#### [What you should do]
Work through the data below and give the number of lines holding "matplotlib", nothing more.

#### [Given data]
- - -

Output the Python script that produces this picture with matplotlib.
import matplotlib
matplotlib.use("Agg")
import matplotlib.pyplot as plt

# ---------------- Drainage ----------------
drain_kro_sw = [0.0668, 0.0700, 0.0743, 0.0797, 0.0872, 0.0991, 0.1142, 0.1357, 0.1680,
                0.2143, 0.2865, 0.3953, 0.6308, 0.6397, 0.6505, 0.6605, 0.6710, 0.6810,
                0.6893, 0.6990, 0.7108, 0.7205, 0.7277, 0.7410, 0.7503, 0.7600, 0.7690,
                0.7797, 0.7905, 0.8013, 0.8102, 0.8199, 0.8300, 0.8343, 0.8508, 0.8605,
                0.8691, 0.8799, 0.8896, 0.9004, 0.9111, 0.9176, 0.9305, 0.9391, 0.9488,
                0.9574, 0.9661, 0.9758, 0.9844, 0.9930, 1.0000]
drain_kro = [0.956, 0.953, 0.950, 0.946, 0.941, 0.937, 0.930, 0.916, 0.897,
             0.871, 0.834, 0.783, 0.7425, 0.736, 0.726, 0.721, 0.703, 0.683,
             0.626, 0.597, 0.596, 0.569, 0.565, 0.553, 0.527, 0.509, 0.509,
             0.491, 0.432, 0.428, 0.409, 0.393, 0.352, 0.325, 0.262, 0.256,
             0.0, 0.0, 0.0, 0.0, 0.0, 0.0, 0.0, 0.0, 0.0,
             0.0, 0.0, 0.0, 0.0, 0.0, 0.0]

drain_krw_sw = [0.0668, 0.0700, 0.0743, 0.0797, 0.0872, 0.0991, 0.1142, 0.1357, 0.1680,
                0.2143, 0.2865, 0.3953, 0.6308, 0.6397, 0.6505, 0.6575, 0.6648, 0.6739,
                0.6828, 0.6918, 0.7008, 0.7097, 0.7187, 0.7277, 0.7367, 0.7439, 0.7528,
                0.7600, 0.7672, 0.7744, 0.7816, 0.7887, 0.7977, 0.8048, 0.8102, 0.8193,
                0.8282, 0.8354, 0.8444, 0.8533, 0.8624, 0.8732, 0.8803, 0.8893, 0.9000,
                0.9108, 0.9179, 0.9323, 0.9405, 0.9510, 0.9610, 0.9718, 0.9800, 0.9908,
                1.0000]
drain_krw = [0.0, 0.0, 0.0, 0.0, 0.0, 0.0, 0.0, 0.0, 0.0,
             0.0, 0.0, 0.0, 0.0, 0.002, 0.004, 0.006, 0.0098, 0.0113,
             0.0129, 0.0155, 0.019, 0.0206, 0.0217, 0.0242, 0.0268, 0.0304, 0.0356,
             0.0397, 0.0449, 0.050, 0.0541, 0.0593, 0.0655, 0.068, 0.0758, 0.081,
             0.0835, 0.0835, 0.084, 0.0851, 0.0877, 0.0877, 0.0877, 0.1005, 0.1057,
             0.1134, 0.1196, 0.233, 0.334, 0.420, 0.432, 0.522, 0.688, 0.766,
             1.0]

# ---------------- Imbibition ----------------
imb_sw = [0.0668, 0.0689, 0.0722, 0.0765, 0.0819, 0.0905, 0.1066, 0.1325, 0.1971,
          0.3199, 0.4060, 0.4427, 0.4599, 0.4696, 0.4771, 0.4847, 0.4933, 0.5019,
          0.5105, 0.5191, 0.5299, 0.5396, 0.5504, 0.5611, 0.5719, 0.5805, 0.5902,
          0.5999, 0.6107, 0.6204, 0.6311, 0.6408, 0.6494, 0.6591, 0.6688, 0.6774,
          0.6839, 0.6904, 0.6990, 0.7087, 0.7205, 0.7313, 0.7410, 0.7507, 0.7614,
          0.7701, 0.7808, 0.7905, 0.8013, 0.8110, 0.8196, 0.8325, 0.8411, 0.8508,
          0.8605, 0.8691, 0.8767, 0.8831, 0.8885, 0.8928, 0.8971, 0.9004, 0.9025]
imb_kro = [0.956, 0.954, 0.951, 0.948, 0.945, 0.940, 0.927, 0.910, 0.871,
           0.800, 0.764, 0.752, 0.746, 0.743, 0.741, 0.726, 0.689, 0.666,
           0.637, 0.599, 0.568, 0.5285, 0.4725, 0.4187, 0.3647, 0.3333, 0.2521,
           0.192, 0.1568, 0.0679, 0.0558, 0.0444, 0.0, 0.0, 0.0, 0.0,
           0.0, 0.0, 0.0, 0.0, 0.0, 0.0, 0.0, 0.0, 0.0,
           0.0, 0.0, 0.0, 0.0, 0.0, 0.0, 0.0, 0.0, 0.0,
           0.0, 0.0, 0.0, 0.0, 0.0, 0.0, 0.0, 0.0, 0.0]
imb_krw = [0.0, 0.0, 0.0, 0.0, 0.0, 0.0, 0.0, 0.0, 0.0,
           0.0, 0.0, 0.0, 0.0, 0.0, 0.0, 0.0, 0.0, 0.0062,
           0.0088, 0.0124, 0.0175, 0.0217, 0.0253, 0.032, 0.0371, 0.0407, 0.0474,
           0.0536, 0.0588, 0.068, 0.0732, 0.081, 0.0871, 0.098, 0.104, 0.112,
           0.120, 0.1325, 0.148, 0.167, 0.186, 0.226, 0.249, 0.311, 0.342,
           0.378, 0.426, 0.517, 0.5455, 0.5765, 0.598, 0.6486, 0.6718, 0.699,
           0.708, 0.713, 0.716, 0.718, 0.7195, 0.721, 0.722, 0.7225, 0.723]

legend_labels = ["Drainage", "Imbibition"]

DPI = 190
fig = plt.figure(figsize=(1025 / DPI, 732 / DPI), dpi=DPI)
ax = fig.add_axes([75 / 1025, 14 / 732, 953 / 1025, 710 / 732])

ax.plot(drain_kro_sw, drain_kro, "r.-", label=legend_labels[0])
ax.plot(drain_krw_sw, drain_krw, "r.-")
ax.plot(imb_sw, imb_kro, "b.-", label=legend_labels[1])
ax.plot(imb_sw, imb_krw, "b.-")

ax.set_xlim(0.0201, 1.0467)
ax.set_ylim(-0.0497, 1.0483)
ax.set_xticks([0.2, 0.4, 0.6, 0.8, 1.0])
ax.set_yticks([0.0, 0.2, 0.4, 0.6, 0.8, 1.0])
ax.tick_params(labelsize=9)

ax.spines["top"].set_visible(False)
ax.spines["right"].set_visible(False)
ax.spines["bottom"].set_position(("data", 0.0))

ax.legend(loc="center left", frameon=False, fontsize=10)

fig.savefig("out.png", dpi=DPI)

- - -

#### [Correct output]
4